A primeira mulher presidente do Chile, Michelle Bachelet, acaba de assumir funções como Alta Comissária para os Direitos Humanos das Nações Unidas, completando um percurso político ímpar e marcado por grande coragem e resiliência.

Na sua biografia notável, não tem faltado destaque ao período negro que viveu durante o golpe militar do Chile, em 1973, que depôs o governo de Salvador Allende, dando início a uma ditadura que prendeu, torturou e assassinou milhares de civis e opositores ao autoritarismo. Bachelet é uma sobrevivente da barbárie de Pinochet, tendo sido presa e torturada pela sua oposição ao regime, um facto a que foi dado grande destaque pela imprensa aquando a sua nomeação.

“Viveu sob a escuridão da ditadura”, terá dito o Secretário-Geral das Nações Unidas. Assistiu ao angustiante desmoronar da democracia chilena e à perseguição implacável de muitos dos seus compatriotas, que desapareceram sem deixar rasto.

Tal como Bachelet, muitos outros que estiveram do lado de Allende sobreviveram à transição brutal operada no Chile, como o escritor Ariel Dorfman, argentino-chileno de origem judaica, assessor cultural de Allende, que foi forçado a uma vida de exílio após o golpe.

Nos anos seguintes ao golpe militar, Dorfman foi uma das vozes literárias mais fortes a denunciar a tragédia política e histórica do Chile, o trauma e angústia mental que permanecem por muito tempo após a violência.

Lembrei-me de Dorfman porque a protagonista de uma das suas obras mais famosas, a peça “Death and the Maiden”, poderia ser a história da própria Bachelet.

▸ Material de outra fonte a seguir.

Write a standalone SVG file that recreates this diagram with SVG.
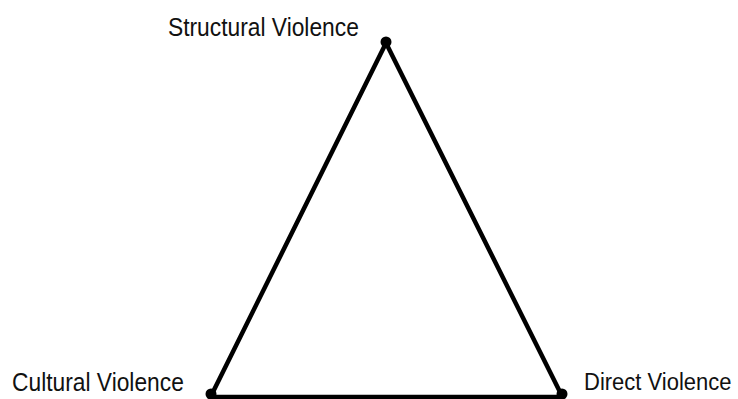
<svg xmlns="http://www.w3.org/2000/svg" width="738" height="399" viewBox="0 0 738 399">
<style>
.lbl{font-family:"Liberation Sans",Arial,sans-serif;font-size:22.8px;fill:#111}
.edge{stroke:#000;stroke-width:4.5;fill:none;stroke-linecap:round}
.dot{fill:#000}
</style>
<rect width="738" height="399" fill="#fff"/>
<g id="connectors">
<line class="edge" x1="386" y1="43" x2="211" y2="396"/>
<line class="edge" x1="386" y1="43" x2="562" y2="396"/>
<line class="edge" x1="211" y1="397" x2="562" y2="397"/>
</g>
<g id="structural">
<circle class="dot" cx="386" cy="42" r="5.5"/>
<text class="lbl" transform="translate(168,36) scale(1,1.1)" x="0" y="0">Structural Violence</text>
</g>
<g id="cultural">
<circle class="dot" cx="211" cy="394" r="5.5"/>
<text class="lbl" transform="translate(12,391) scale(1,1.1)" x="0" y="0">Cultural Violence</text>
</g>
<g id="direct">
<circle class="dot" cx="562" cy="394" r="5.5"/>
<text class="lbl" transform="translate(584,390) scale(1,1.12)" x="0" y="0" style="font-size:22px">Direct Violence</text>
</g>
</svg>
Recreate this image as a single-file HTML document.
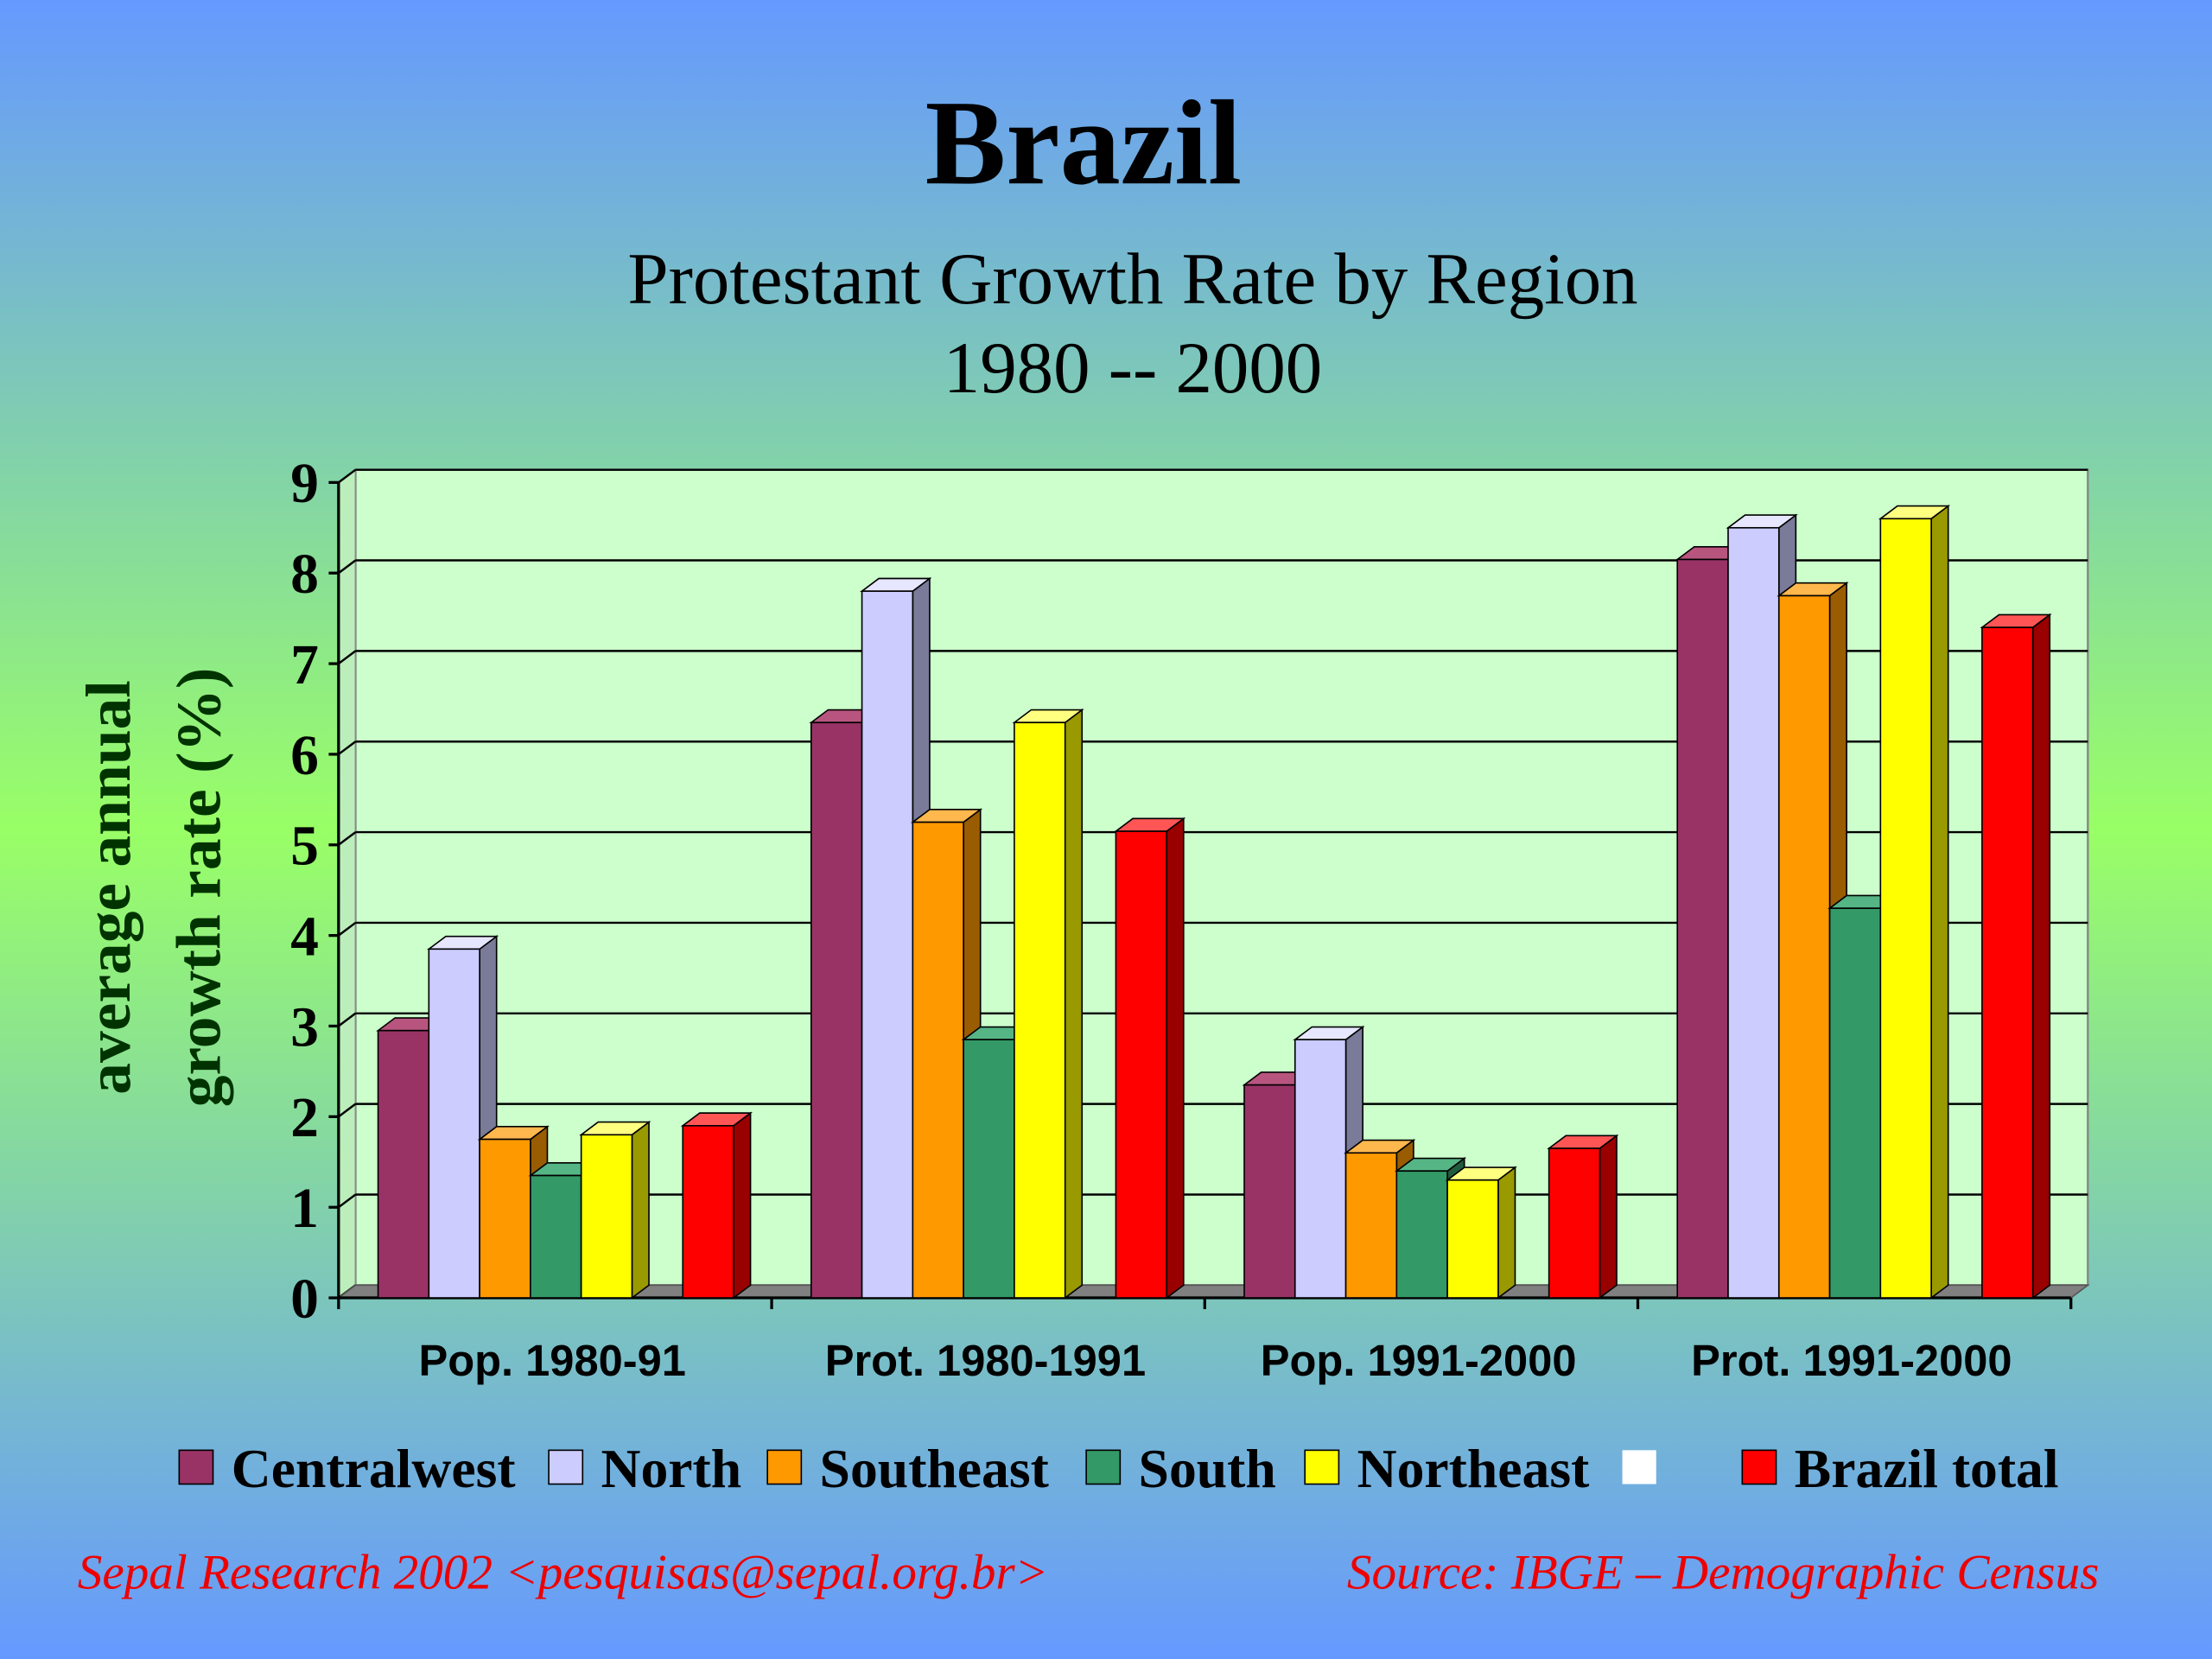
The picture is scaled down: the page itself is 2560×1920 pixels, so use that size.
<!DOCTYPE html>
<html><head><meta charset="utf-8"><style>
html,body{margin:0;padding:0;width:2560px;height:1920px;overflow:hidden}
svg{display:block}
</style></head><body>
<svg id="chart" width="2560" height="1920" viewBox="0 0 1568 1176" preserveAspectRatio="none" xmlns="http://www.w3.org/2000/svg">
<defs>
<linearGradient id="bg" x1="0" y1="0" x2="0" y2="1">
<stop offset="0" stop-color="#6699ff"/>
<stop offset="0.5" stop-color="#99ff66"/>
<stop offset="1" stop-color="#6699ff"/>
</linearGradient>
</defs>
<rect x="0" y="0" width="1568" height="1176" fill="url(#bg)"/>
<text x="768" y="130" text-anchor="middle" font-family="Liberation Serif, serif" font-weight="bold" font-size="86">Brazil</text>
<text x="803" y="215" text-anchor="middle" font-family="Liberation Serif, serif" font-size="52">Protestant Growth Rate by Region</text>
<text x="803" y="278" text-anchor="middle" font-family="Liberation Serif, serif" font-size="52">1980 -- 2000</text>
<g id="plot"></g>
<g font-family="Liberation Serif, serif" font-weight="bold" font-size="45" fill="#003300" text-anchor="middle">
<text transform="translate(92,629) rotate(-90)">average annual</text>
<text transform="translate(156,629) rotate(-90)">growth rate (%)</text>
</g>
<g id="legend" font-family="Liberation Serif, serif" font-weight="bold" font-size="39"></g>
<text x="55" y="1126" font-family="Liberation Serif, serif" font-style="italic" font-size="35" fill="#ee0000">Sepal Research 2002 &lt;pesquisas@sepal.org.br&gt;</text>
<text x="1488" y="1126" text-anchor="end" font-family="Liberation Serif, serif" font-style="italic" font-size="35" fill="#ee0000">Source: IBGE – Demographic Census</text>
</svg>
<script>
const categories = ["Pop. 1980-91","Prot. 1980-1991","Pop. 1991-2000","Prot. 1991-2000"];
const seriesNames = ["Centralwest","North","Southeast","South","Northeast","","Brazil total"];
const centralwest = [2.95, 6.35, 2.35, 8.15];
const north = [3.85, 7.8, 2.85, 8.5];
const southeast = [1.75, 5.25, 1.6, 7.75];
const south = [1.35, 2.85, 1.4, 4.3];
const northeast = [1.8, 6.35, 1.3, 8.6];
const blank = [0, 0, 0, 0];
const brazilTotal = [1.9, 5.15, 1.65, 7.4];
const yTicks = [0,1,2,3,4,5,6,7,8,9];

const series = [centralwest, north, southeast, south, northeast, blank, brazilTotal];
const colors = [["#993366","#b8557f","#5c1f3d"],["#ccccff","#e6e6ff","#7a7a99"],["#ff9900","#ffb84d","#995c00"],["#339966","#55b585","#1f5c3d"],["#ffff00","#ffff80","#999900"],["#ffffff","#ffffff","#ffffff"],["#ff0000","#ff5555","#990000"]];
const NS="http://www.w3.org/2000/svg";
const X0=240, X1=1468, Y0=920, YMAX=9, PH=578, DX=12, DY=-9;
function y(v){return Y0 - v/YMAX*PH;}
const groupW=(X1-X0)/categories.length, barW=36;
function bx(g,s){return X0+g*groupW+28+s*barW;}
function el(tag,attrs,parent){const e=document.createElementNS(NS,tag);for(const k in attrs)e.setAttribute(k,attrs[k]);parent.appendChild(e);return e;}
const plot=document.getElementById('plot');
const wall=el('rect',{x:X0+DX,y:y(YMAX)+DY,width:X1-X0,height:PH,fill:"#ccffcc",stroke:"#888",'stroke-width':1.5},plot);


el('polygon',{points:`${X0},${y(YMAX)} ${X0+DX},${y(YMAX)+DY} ${X0+DX},${Y0+DY} ${X0},${Y0}`,fill:"#bbeebb",stroke:"#888"},plot);
yTicks.forEach(t=>{
  if(t>0){const g=el('line',{x1:X0+DX,x2:X1+DX,y1:y(t)+DY,y2:y(t)+DY,stroke:"#000",'stroke-width':1.5},plot);
  
  }
  el('line',{x1:X0,x2:X0+DX,y1:y(t),y2:y(t)+DY,stroke:"#000",'stroke-width':1.5},plot);
  el('line',{x1:X0-7,x2:X0,y1:y(t),y2:y(t),stroke:"#000",'stroke-width':2},plot);
  const lb=el('text',{x:X0-14,y:y(t)+14,'text-anchor':'end','font-family':'Liberation Serif, serif','font-weight':'bold','font-size':40},plot);
  lb.textContent=t;
  
  
});
const fl=el('polygon',{points:`${X0},${Y0} ${X1},${Y0} ${X1+DX},${Y0+DY} ${X0+DX},${Y0+DY}`,fill:"#808080",stroke:"#555"},plot);


el('line',{x1:X0,x2:X0,y1:y(YMAX),y2:Y0,stroke:"#000",'stroke-width':2},plot);
el('line',{x1:X0,x2:X1,y1:Y0,y2:Y0,stroke:"#000",'stroke-width':2},plot);
categories.forEach((c,g)=>{
  el('line',{x1:X0+g*groupW,x2:X0+g*groupW,y1:Y0,y2:Y0+8,stroke:"#000",'stroke-width':2},plot);
  if(g==categories.length-1) el('line',{x1:X1,x2:X1,y1:Y0,y2:Y0+8,stroke:"#000",'stroke-width':2},plot);
  const t=el('text',{x:X0+(g+0.5)*groupW-2,y:975,'text-anchor':'middle','font-family':'Liberation Sans, sans-serif','font-weight':'bold','font-size':31},plot);
  t.textContent=c;
  
  
});
categories.forEach((c,g)=>{
  series.forEach((arr,s)=>{
    const v=arr[g]; if(!v) return;
    const x=bx(g,s), top=y(v), col=colors[s];
    const gg=el('g',{stroke:"#000",'stroke-width':1},plot);
    
    
    el('polygon',{points:`${x+barW},${top} ${x+barW+DX},${top+DY} ${x+barW+DX},${Y0+DY} ${x+barW},${Y0}`,fill:col[2]},gg);
    el('polygon',{points:`${x},${top} ${x+DX},${top+DY} ${x+barW+DX},${top+DY} ${x+barW},${top}`,fill:col[1]},gg);
    el('rect',{x:x,y:top,width:barW,height:Y0-top,fill:col[0]},gg);
  });
});
const legend=document.getElementById('legend');
const lx=[127,389,544,770,925,1150,1235];
seriesNames.forEach((n,s)=>{
  const g=el('g',{},legend);
  
  
  el('rect',{x:lx[s],y:1028,width:24,height:24,fill:colors[s][0],stroke:s==5?"none":"#000",'stroke-width':1},g);
  if(n){const t=el('text',{x:lx[s]+37,y:1054},g);t.textContent=n;}
});
</script>
</body></html>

Na peça, a protagonista Paulina Salas é confrontada com um homem que ela alega ter sido o médico que a torturou durante a sua prisão no tempo da ditadura. Gerardo, o marido de Paulina, acredita que ela cedeu à loucura e tenta chamá-la à razão, mas as feridas do passado acabam por reabrir, regressando o ressentimento, a culpa e a paranoia.

Ariel Dorfman regressou ao Chile muitos anos depois, pondo fim ao seu exílio, mas não deixou de confessar algum distanciamento face ao país a que deixou de pertencer. As suas obras recordam-nos, com frequência, do privilégio que muitos de nós temos em viver num local onde podemos escolher o nosso modo de vida, sem nos sentirmos ameaçados. Esquecemo-nos do quão facilmente a História intervém e monta uma armadilha, fazendo desaparecer tudo aquilo que tomávamos como garantido.

No mês em que se assinalam 45 anos sobre o golpe perpetrado pela Junta Militar, a história conjunta de muitos chilenos naqueles dias fatídicos de setembro de 1973 é ainda uma de assombração, trauma e culpa. Numa altura em que a América Latina enfrenta múltiplos desafios económicos e democráticos, com situações explosivas em Venezuela, Argentina e Brasil, esperemos que Michelle Bachelet possa ser uma voz de razão, exemplo e perseverança nestes tempos novamente turbulentos.